┏━━

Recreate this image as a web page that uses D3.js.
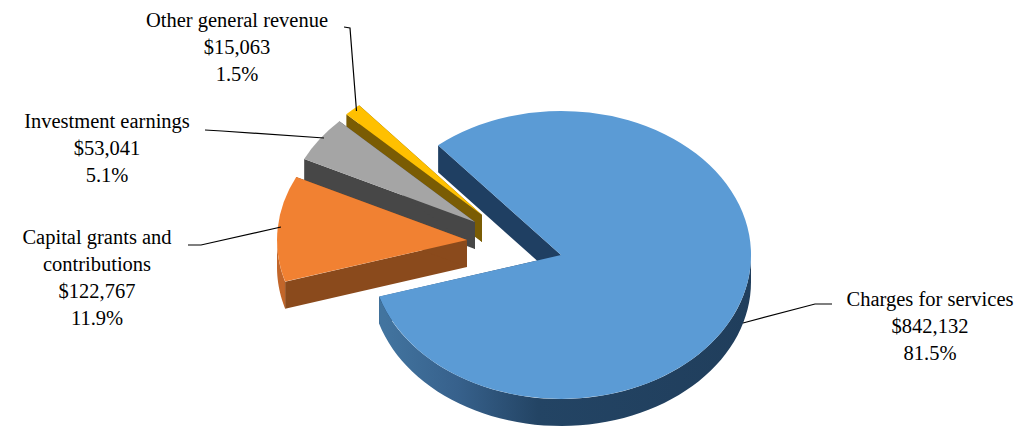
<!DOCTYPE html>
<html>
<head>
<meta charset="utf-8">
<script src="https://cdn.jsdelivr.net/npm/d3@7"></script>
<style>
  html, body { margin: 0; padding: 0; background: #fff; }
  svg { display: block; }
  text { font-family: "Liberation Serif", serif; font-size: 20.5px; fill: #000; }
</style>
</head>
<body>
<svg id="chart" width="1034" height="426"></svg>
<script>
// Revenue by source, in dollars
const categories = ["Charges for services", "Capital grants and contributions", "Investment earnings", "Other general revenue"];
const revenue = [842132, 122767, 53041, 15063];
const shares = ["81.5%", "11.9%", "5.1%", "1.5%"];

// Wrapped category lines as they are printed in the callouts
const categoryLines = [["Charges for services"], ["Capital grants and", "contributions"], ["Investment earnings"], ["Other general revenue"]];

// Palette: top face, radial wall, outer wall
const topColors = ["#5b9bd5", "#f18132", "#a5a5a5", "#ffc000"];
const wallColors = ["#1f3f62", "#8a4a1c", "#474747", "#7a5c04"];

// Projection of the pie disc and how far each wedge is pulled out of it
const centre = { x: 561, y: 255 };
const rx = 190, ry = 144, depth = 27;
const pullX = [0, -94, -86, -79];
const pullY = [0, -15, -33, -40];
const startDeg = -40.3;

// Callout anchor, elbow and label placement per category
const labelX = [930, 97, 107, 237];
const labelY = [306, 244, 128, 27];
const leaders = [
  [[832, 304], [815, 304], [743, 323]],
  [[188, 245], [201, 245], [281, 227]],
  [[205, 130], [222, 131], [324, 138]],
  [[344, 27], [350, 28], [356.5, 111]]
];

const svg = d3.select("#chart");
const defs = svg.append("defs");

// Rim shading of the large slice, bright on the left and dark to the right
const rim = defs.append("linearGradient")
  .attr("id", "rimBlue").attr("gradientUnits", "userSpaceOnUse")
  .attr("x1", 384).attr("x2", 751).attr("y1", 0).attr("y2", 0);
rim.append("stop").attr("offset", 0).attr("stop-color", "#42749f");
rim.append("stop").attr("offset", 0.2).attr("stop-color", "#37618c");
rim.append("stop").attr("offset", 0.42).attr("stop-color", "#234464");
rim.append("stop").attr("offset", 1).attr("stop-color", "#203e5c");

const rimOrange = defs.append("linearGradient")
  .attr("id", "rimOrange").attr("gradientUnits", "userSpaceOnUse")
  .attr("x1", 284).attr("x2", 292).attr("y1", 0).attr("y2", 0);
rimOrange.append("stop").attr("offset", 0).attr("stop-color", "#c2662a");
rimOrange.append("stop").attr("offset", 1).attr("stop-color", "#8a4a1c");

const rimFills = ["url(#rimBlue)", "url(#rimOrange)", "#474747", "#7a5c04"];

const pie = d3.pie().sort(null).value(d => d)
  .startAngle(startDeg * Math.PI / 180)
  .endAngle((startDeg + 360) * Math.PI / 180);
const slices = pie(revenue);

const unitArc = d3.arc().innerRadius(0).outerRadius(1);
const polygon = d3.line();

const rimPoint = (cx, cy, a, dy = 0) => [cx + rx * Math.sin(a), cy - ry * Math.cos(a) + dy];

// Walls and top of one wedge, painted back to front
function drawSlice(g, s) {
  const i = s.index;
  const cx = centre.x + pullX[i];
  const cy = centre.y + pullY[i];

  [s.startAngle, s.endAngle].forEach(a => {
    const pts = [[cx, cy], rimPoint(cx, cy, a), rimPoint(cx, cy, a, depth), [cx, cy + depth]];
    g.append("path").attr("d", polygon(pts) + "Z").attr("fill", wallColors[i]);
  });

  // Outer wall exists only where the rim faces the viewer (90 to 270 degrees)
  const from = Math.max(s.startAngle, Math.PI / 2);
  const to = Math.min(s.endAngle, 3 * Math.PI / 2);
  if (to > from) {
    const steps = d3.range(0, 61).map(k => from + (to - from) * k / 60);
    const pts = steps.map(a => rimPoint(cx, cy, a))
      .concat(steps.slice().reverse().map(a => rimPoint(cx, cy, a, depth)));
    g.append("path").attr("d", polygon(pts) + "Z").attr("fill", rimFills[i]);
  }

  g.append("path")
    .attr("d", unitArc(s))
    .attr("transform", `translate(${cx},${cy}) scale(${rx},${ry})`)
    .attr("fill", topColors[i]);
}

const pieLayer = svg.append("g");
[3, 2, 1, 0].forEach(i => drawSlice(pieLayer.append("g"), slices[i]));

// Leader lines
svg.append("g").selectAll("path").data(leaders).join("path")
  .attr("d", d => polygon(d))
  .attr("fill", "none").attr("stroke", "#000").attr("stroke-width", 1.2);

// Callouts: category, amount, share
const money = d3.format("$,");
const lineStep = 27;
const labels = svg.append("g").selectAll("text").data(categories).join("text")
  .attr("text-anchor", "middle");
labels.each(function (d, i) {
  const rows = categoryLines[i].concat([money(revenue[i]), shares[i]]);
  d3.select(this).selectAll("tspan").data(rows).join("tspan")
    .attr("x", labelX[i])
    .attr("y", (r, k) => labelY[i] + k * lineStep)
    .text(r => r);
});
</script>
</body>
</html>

┗━━

### Written problem
Print the data above verbatim from the first line through the line holding "const startDeg = -40.3;", leaving every picture out.

### Exercise output
Recreate this image as a web page that uses D3.js.
<!DOCTYPE html>
<html>
<head>
<meta charset="utf-8">
<script src="https://cdn.jsdelivr.net/npm/d3@7"></script>
<style>
  html, body { margin: 0; padding: 0; background: #fff; }
  svg { display: block; }
  text { font-family: "Liberation Serif", serif; font-size: 20.5px; fill: #000; }
</style>
</head>
<body>
<svg id="chart" width="1034" height="426"></svg>
<script>
// Revenue by source, in dollars
const categories = ["Charges for services", "Capital grants and contributions", "Investment earnings", "Other general revenue"];
const revenue = [842132, 122767, 53041, 15063];
const shares = ["81.5%", "11.9%", "5.1%", "1.5%"];

// Wrapped category lines as they are printed in the callouts
const categoryLines = [["Charges for services"], ["Capital grants and", "contributions"], ["Investment earnings"], ["Other general revenue"]];

// Palette: top face, radial wall, outer wall
const topColors = ["#5b9bd5", "#f18132", "#a5a5a5", "#ffc000"];
const wallColors = ["#1f3f62", "#8a4a1c", "#474747", "#7a5c04"];

// Projection of the pie disc and how far each wedge is pulled out of it
const centre = { x: 561, y: 255 };
const rx = 190, ry = 144, depth = 27;
const pullX = [0, -94, -86, -79];
const pullY = [0, -15, -33, -40];
const startDeg = -40.3;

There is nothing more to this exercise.